• STORED DATA
* * * *
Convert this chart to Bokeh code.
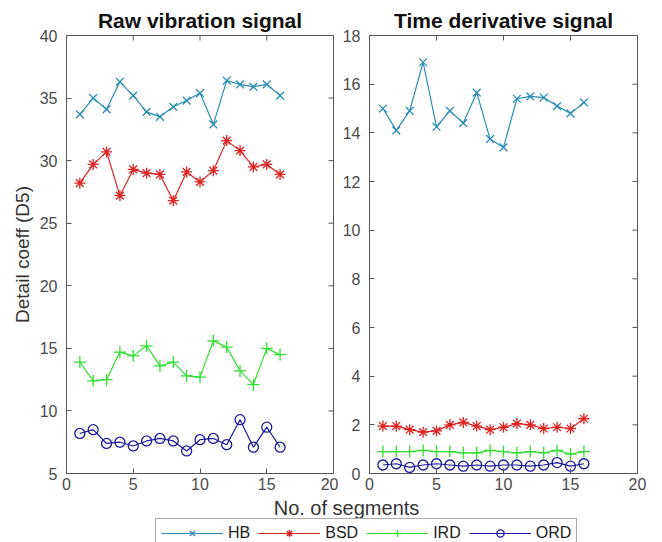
* * * *
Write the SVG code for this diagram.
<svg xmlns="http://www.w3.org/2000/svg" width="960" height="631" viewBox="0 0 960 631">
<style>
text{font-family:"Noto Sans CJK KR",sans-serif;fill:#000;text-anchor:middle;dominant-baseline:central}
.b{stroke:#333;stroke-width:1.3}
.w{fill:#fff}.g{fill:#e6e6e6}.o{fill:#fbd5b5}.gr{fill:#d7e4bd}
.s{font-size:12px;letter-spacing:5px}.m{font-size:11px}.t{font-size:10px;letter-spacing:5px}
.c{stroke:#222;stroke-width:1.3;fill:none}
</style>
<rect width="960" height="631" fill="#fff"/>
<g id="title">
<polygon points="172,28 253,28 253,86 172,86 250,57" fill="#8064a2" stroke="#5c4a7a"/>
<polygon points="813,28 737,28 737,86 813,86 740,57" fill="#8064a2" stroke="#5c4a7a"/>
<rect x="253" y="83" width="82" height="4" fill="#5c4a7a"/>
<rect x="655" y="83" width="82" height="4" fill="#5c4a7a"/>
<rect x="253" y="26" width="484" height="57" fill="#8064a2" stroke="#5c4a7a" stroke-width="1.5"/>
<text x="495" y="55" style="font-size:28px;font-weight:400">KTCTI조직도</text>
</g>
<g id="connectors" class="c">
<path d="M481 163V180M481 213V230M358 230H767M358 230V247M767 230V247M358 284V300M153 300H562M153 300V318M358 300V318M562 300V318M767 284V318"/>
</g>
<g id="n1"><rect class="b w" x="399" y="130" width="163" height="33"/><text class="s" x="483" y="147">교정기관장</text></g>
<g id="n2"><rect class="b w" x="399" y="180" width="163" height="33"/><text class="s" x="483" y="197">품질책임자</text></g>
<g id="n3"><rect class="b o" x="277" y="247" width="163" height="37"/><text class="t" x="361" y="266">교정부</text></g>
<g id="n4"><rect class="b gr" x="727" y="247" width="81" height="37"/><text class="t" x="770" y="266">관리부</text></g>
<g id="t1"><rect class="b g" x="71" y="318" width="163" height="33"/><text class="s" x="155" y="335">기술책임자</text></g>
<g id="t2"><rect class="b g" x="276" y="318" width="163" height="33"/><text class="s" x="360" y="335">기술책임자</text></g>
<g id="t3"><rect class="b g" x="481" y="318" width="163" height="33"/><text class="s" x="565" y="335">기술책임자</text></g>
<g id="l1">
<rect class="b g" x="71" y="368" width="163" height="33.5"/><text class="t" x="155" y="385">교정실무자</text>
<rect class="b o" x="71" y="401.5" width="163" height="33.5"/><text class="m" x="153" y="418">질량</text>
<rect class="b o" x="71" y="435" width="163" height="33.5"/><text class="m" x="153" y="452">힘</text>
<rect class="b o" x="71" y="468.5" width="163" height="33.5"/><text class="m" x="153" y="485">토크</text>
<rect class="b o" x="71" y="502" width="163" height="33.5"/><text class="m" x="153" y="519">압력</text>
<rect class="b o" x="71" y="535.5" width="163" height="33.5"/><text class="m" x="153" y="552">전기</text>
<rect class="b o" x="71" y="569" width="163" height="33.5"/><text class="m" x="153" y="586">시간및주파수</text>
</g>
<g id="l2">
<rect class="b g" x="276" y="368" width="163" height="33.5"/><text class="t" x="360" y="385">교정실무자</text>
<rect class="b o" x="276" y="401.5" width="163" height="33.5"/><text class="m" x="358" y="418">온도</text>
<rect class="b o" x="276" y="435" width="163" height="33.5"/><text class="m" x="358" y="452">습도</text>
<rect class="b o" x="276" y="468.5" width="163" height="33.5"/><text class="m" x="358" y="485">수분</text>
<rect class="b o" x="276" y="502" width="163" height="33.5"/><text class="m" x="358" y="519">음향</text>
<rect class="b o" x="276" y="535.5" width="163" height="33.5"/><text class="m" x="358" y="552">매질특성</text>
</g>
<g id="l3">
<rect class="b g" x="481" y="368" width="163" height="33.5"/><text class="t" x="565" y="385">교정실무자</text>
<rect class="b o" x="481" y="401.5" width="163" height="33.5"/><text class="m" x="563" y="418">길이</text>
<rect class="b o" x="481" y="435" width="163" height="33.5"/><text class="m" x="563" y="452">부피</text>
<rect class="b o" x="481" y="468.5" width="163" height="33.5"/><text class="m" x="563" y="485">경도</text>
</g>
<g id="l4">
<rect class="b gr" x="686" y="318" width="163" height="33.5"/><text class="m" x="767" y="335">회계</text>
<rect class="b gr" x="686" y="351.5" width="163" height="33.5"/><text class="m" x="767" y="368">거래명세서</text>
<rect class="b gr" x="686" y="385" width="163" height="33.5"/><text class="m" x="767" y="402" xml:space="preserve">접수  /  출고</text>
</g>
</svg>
* * * *
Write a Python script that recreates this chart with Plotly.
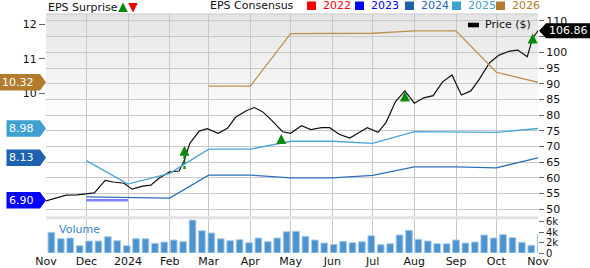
* * * *
• PROBLEM DETAILS
Identify the lines in the entries above that contain "Write", then copy them out.

• THE RESPONSE
Write the SVG code for this diagram.
Write a Python script that recreates this chart with Plotly.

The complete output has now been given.